Spanish Mortgage: Why, How and What?

As covered in our previous article “British Demand Surges for Spanish Properties”, 2015 saw a record high of foreign investment as a % of the total Spanish Property market.

Foreigners made 14% of all transactions in Spain, with the Brits accounting for 21% of these acquisitions. With the interest rates at all time low, more and more buyers are choosing to take on a Spanish Mortgage to secure their dream property.
We met up with Henry Crump from OMF (Overseas Mortgage Finance) and asked him about Spanish mortgage versus raising finance in the UK, the process to follow and the current Spanish rates. OMF has been offering International finance to British clients since 2012 and is today one of the leading specialists within the industry.

When buying in Spain, what are the Pros and Cons with taking on a Spanish mortgage versus raising finance in the UK?
There are a number of advantages and disadvantages when applying for a mortgage in Spain versus purchasing a Spanish property via finance in the UK. We find the majority of our clients would prefer to take a mortgage, whereby the charge is registered directly on the property in Spain. This provides international purchasers with confidence that the property is of good condition and the lender deems it a suitable asset to place a charge against.

On the other hand, raising finance in the UK to purchase in Spain puts you in a stronger position, should you be competing with another interested party, who require mortgage finance. There are risks however, and it is preferable that your asset and liability is in the same currency. This helps to minimise the risk on the euro to sterling conversion.

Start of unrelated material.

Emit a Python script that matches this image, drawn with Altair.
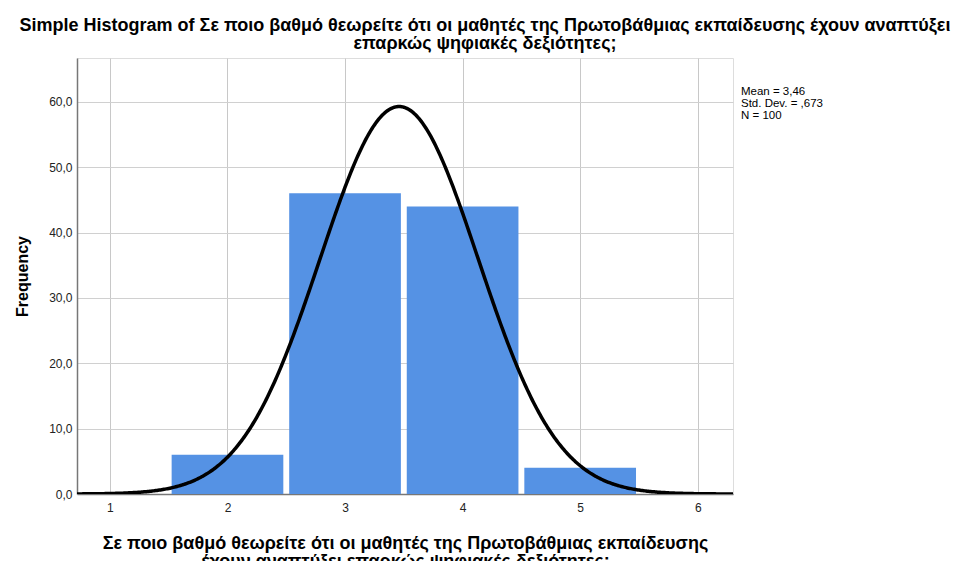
import altair as alt
import pandas as pd

# ---- data ----
categories = [2, 3, 4, 5]
frequencies = [6, 46, 44, 4]
mean_value = 3.46
std_dev = 0.673
n_total = 100
x_ticks = [1, 2, 3, 4, 5, 6]
y_ticks = [0, 10, 20, 30, 40, 50, 60]

title_lines = [
    "Simple Histogram of Σε ποιο βαθμό θεωρείτε ότι οι μαθητές της Πρωτοβάθμιας εκπαίδευσης έχουν αναπτύξει",
    "επαρκώς ψηφιακές δεξιότητες;",
]
x_title_lines = [
    "Σε ποιο βαθμό θεωρείτε ότι οι μαθητές της Πρωτοβάθμιας εκπαίδευσης",
    "έχουν αναπτύξει επαρκώς ψηφιακές δεξιότητες;",
]
stats_lines = [
    "Mean = " + f"{mean_value:.2f}".replace(".", ","),
    "Std. Dev. = " + f"{std_dev:.3f}".replace("0.", ",", 1),
    "N = " + str(n_total),
]

FONT = "Liberation Sans"
X_DOMAIN = [0.72, 6.3]
Y_DOMAIN = [0, 66.7]

bars_df = pd.DataFrame({"value": categories, "count": frequencies})
stats_df = pd.DataFrame({"text": ["\n".join(stats_lines)]})

xscale = alt.Scale(domain=X_DOMAIN, nice=False, zero=False)
yscale = alt.Scale(domain=Y_DOMAIN, nice=False, zero=True)

x_axis = alt.Axis(
    values=x_ticks,
    title=x_title_lines,
    titleFont=FONT,
    titleFontSize=18,
    titleFontWeight="bold",
    titleColor="#000000",
    titleLineHeight=18,
    titleBaseline="top",
    titleY=40,
    labelFont=FONT,
    labelFontSize=12,
    labelColor="#222222",
    labelPadding=8,
    ticks=False,
    domain=True,
    domainColor="#777777",
    domainWidth=1.5,
    grid=True,
    gridColor="#c8c8c8",
    gridWidth=1,
    format="d",
)
y_axis = alt.Axis(
    values=y_ticks,
    title="Frequency",
    titleFont=FONT,
    titleFontSize=16,
    titleFontWeight="bold",
    titleColor="#000000",
    titleAngle=-90,
    titleX=-55,
    titleY=218,
    titleBaseline="middle",
    titleAlign="center",
    labelFont=FONT,
    labelFontSize=12,
    labelColor="#222222",
    labelPadding=5,
    labelExpr="replace(format(datum.value, '.1f'), '.', ',')",
    ticks=False,
    domain=True,
    domainColor="#777777",
    domainWidth=1.5,
    grid=True,
    gridColor="#d0d0d0",
    gridWidth=1,
)

bars = (
    alt.Chart(bars_df)
    .transform_calculate(x0="datum.value - 0.475", x1="datum.value + 0.475")
    .mark_bar(color="#5592e4", opacity=1)
    .encode(
        x=alt.X("x0:Q", scale=xscale, axis=x_axis),
        x2="x1:Q",
        y=alt.Y("count:Q", scale=yscale, axis=y_axis),
        y2=alt.datum(0),
    )
)

curve = (
    alt.Chart(alt.sequence(X_DOMAIN[0], X_DOMAIN[1] + 0.005, 0.01, as_="x"))
    .transform_calculate(
        dens=f"{n_total} * exp(-0.5 * pow((datum.x - {mean_value}) / {std_dev}, 2)) / ({std_dev} * sqrt(2 * PI))"
    )
    .mark_line(color="#000000", strokeWidth=3.5, clip=True)
    .encode(
        x=alt.X("x:Q", scale=xscale),
        y=alt.Y("dens:Q", scale=yscale),
    )
)

stats = (
    alt.Chart(stats_df)
    .mark_text(
        font=FONT, fontSize=11.5, align="left", baseline="alphabetic",
        color="#000000", lineBreak="\n", lineHeight=12,
    )
    .encode(
        x=alt.value(664),
        y=alt.value(37),
        text="text:N",
    )
)

chart = (
    alt.layer(bars, curve, stats)
    .properties(
        width=656,
        height=436,
        padding={"left": 69, "top": 50, "right": 225, "bottom": 67},
        autosize=alt.AutoSizeParams(type="none"),
        title=alt.TitleParams(
            text=title_lines,
            font=FONT,
            fontSize=18,
            fontWeight="bold",
            color="#000000",
            anchor="middle",
            frame="group",
            dx=80,
            lineHeight=18,
            offset=5,
        ),
    )
    .configure_view(stroke=None)
    .configure(background="#ffffff")
)

chart.save("out.html", embed_options={"renderer": "svg", "actions": False})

Rates available in the UK for short term funds are competitive, however the concept of re-mortgaging in Spain is seldom used and the longer term fixed rates are more eye catching. Should you decide to take finance in the UK, you will more than likely re-mortgage this debt and this will incur charges. In addition, more time will be spent completing applications and over a long term basis, will become expensive. The majority of our clients take Spanish mortgages for the full term of the loan, this enables the client to save time and money by not having to regularly re-mortgage the debt, but also maintains the security of a competitive rate for a long period of time.

What is the application process and how long does it take to get approval?
On average a Spanish mortgage application can take between 6-8 weeks to complete, but this is based on a number contributing factors. Here’s a brief guide to the process:

  • Discuss with your broker your plans, requirements and long term outlook
  • Financial questionnaire to be completed in order for broker to discuss your case with lenders
  • Supporting documents provided, based on clients income, assets and liabilities.

At this point a ‘Decision in Principle’ can be obtained, providing the above requirements are met.

  • Find property
  • Application for NIE (Número de Identificación de Extranjero) – Non Spanish citizenship identification number.
  • Offer on property and gain acceptance.
  • Production of Purchase contract (Compraventa) via Lawyer
  • Broker to submit full mortgage application for loan and Spanish bank account
  • Relevant checks on property i.e Valuation, Urbana/Rustica reports.
  • Credit Committee approval from lender
  • Production of official offer from lender
  • Organise meeting with Notary, Lawyer and lender to complete / Organise lawyer to complete on your behalf (Power of Attorney)

At what stage of the purchasing process should we apply?
It is always advisable to speak to one of our team and discuss your plans and financial circumstances before proceeding to look for your property. This puts you in a more knowledgeable position in regards to budget, timeframes and information; whereby you can confidently make an informed decision on the property.

What are the current rates?
Over the past year, we have seen an increase in appetite from the Spanish lenders, where the property market has stabilised and seen growth. Aggressive competition between the lenders has enabled us to provide keenly priced options.

The product options are typically vanilla in the Spanish market and are either fixed or variable, on a repayment basis. Clients should be able to expect the following:

  • Fixed product – Can be as low as 2.39% for the full term of the loan, with an Early Redemption Penalty of 2.5% (negotiable) for the duration of loan.
  • Variable product – Can be 1.99% + 3 month Euribor, with an Early Redemption Penalty of 0.5% for first five years and then reverting to 0.25% for the duration of the loan.
  • The highest achievable LTV in Spain is 70%. This is dependent on the client’s profile and alternatives of 50/60% could be offered.
  • Terms are generally from 5 – 25 years. This will be dependent on the age of the client. Most lenders will take a view on the client up until retirement and offer a product to the age of 75.